[Rows from a dataset of charts and code]
--- --- ---
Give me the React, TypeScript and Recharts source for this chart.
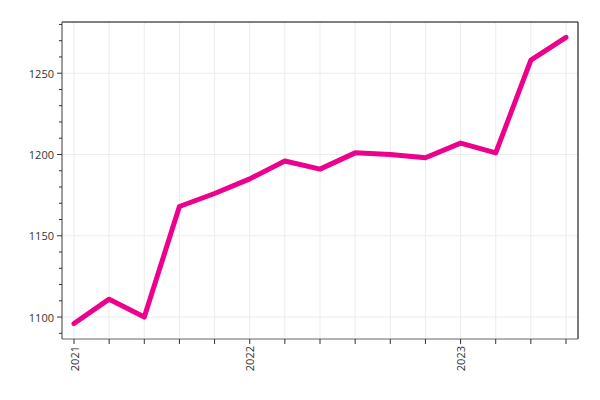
import React from 'react'
import { CartesianGrid, Line, LineChart, XAxis, YAxis } from 'recharts'

// one value per period, 2021 to 2023
const values = [1096, 1111, 1100, 1168, 1176, 1185, 1196, 1191, 1201, 1200, 1198, 1207, 1201, 1258, 1272]
const xLabels = ['2021', '', '', '', '', '2022', '', '', '', '', '', '2023', '', '', '']
const majorTicks = [1100, 1150, 1200, 1250]
const minorTicks = [1090, 1100, 1110, 1120, 1130, 1140, 1150, 1160, 1170, 1180, 1190, 1200, 1210, 1220, 1230, 1240, 1250, 1260, 1270, 1280]

const data = values.map((v, i) => ({ idx: i, value: v }))

const font = '"Open Sans", sans-serif'

const YTick = (props: any) => {
    const { x, y, payload } = props
    const major = majorTicks.includes(payload.value)
    return (
        <g>
            <line x1={x} x2={x - (major ? 5 : 3)} y1={y} y2={y} stroke='#333' strokeWidth={1} />
            {major && (
                <text x={x - 8} y={y} textAnchor='end' dominantBaseline='central' fontSize={11} fill='#333' fontFamily={font}>
                    {payload.value}
                </text>
            )}
        </g>
    )
}

const XTick = (props: any) => {
    const { x, y, payload } = props
    const label = xLabels[payload.value]
    return (
        <g>
            <line x1={x} x2={x} y1={y} y2={y + 5} stroke='#333' strokeWidth={1} />
            {label && (
                <text
                    x={x}
                    y={y + 7}
                    transform={`rotate(-90 ${x} ${y + 7})`}
                    textAnchor='end'
                    dominantBaseline='central'
                    fontSize={11}
                    fill='#333'
                    fontFamily={font}
                >
                    {label}
                </text>
            )}
        </g>
    )
}

export default function App() {
    return (
        <div style={{ position: 'absolute', left: 0, top: 0 }}>
            <LineChart width={600} height={400} data={data} margin={{ top: 22, right: 22, left: 0, bottom: 0 }}>
                <CartesianGrid stroke='#ececec' horizontalValues={majorTicks} />
                {/* top and right frame */}
                <CartesianGrid
                    stroke='#000'
                    horizontalCoordinatesGenerator={({ offset }: any) => [offset.top]}
                    verticalCoordinatesGenerator={({ offset }: any) => [offset.left + offset.width]}
                />
                <XAxis
                    dataKey='idx'
                    type='category'
                    interval={0}
                    padding={{ left: 12, right: 12 }}
                    height={61}
                    tickSize={0}
                    tickMargin={0}
                    tickLine={false}
                    tick={<XTick />}
                    axisLine={{ stroke: '#666' }}
                />
                <YAxis
                    domain={[1086.5, 1281.5]}
                    ticks={minorTicks}
                    interval={0}
                    width={62}
                    tickSize={0}
                    tickMargin={0}
                    tickLine={false}
                    tick={<YTick />}
                    axisLine={{ stroke: '#444' }}
                />
                <Line
                    dataKey='value'
                    stroke='#ec008c'
                    strokeWidth={5}
                    strokeLinejoin='round'
                    strokeLinecap='round'
                    dot={false}
                    isAnimationActive={false}
                />
            </LineChart>
        </div>
    )
}
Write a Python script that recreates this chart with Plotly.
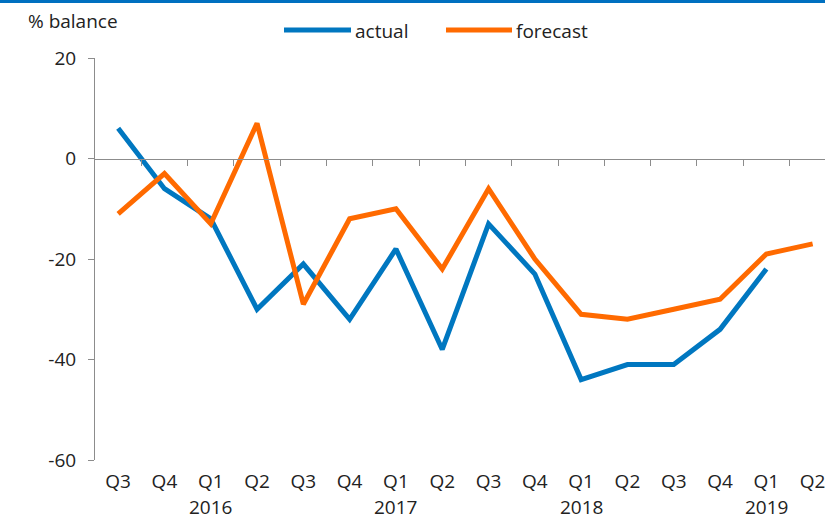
import plotly.graph_objects as go

# Quarterly survey balance, Q3 2015 .. Q2 2019
quarters = ["Q3", "Q4", "Q1", "Q2", "Q3", "Q4", "Q1", "Q2",
            "Q3", "Q4", "Q1", "Q2", "Q3", "Q4", "Q1", "Q2"]
year_labels = ["2016", "2017", "2018", "2019"]
year_positions = [2, 6, 10, 14]  # index of each year's Q1
actual = [6, -6, -12, -30, -21, -32, -18, -38, -13, -23, -44, -41, -41, -34, -22, None]
forecast = [-11, -3, -13, 7, -29, -12, -10, -22, -6, -20, -31, -32, -30, -28, -19, -17]
y_ticks = [-60, -40, -20, 0, 20]
y_ticktext = ["-60", "-40", "-20", "0", "20"]

BLUE = "#0077C0"
ORANGE = "#FF6A00"
GRAY = "#8C8C8C"
FONT = "Open Sans, Liberation Sans, sans-serif"
FS = 19

W, H = 825, 520
L, R, T, B = 95, 0, 58, 60
pw, ph = W - L - R, H - T - B


def px(x):
    return (x - L) / pw


def py(y):
    return (H - B - y) / ph


idx = list(range(len(quarters)))

fig = go.Figure()
fig.add_trace(go.Scatter(x=idx, y=actual, mode="lines", name="actual",
                         line=dict(color=BLUE, width=5), connectgaps=False))
fig.add_trace(go.Scatter(x=idx, y=forecast, mode="lines", name="forecast",
                         line=dict(color=ORANGE, width=5)))
# carrier trace for the zero-line category axis
fig.add_trace(go.Scatter(x=idx, y=[None] * len(idx), xaxis="x2", mode="lines",
                         showlegend=False, hoverinfo="skip"))

x_range = [-0.5, -0.5 + pw / 46.3]
zero_pos = (0 - (-60)) / (20 - (-60))

fig.update_layout(
    width=W, height=H,
    margin=dict(l=L, r=R, t=T, b=B),
    paper_bgcolor="white", plot_bgcolor="white",
    showlegend=False,
    font=dict(family=FONT, size=FS, color="#222222"),
    xaxis=dict(range=x_range, tickmode="array", tickvals=idx, ticktext=quarters,
               showline=False, showgrid=False, zeroline=False, ticks="",
               ticklabelstandoff=8, ticklabeloverflow="allow",
               tickfont=dict(size=FS)),
    xaxis2=dict(range=x_range, overlaying="x", anchor="free", position=zero_pos,
                side="bottom", showline=True, linecolor=GRAY, linewidth=1,
                tickmode="array", tickvals=[i + 0.5 for i in idx],
                ticks="outside", ticklen=6, tickcolor=GRAY, showticklabels=False,
                showgrid=False, zeroline=False),
    yaxis=dict(range=[-60, 20], tickmode="array", tickvals=y_ticks,
               ticktext=y_ticktext,
               showline=True, linecolor=GRAY, linewidth=1, ticks="outside",
               ticklen=6, tickcolor=GRAY, showgrid=False, zeroline=False,
               ticklabelstandoff=8, tickfont=dict(size=FS)),
)

# top rule
fig.add_shape(type="rect", xref="paper", yref="paper", x0=px(0), x1=px(W),
              y0=py(0), y1=py(3), fillcolor="#0070C0", line=dict(width=0))

# axis title
fig.add_annotation(text="% balance", xref="paper", yref="paper", x=px(26), y=py(21),
                   xanchor="left", yanchor="middle", showarrow=False,
                   font=dict(size=FS))

# legend
for name, color, x0, x1, tx in [("actual", BLUE, 284, 351, 353),
                                ("forecast", ORANGE, 446, 512, 514)]:
    fig.add_shape(type="line", xref="paper", yref="paper", x0=px(x0), x1=px(x1),
                  y0=py(30), y1=py(30), line=dict(color=color, width=5))
    fig.add_annotation(text=name, xref="paper", yref="paper", x=px(tx), y=py(31),
                       xanchor="left", yanchor="middle", showarrow=False,
                       font=dict(size=FS))

# year labels under each Q1
for yr, pos in zip(year_labels, year_positions):
    fig.add_annotation(text=yr, xref="x", yref="paper", x=pos, y=py(507),
                       xanchor="center", yanchor="middle", showarrow=False,
                       font=dict(size=FS))

fig.write_html("out.html")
--- --- ---
Please quote the lines of the material, beginning with the first and ending with the one that contains "LineChart, XAxis, YAxis", exactly as written and without any pictures.

FULL OUTPUT =>
Give me the React, TypeScript and Recharts source for this chart.
import React from 'react'
import { CartesianGrid, Line, LineChart, XAxis, YAxis } from 'recharts'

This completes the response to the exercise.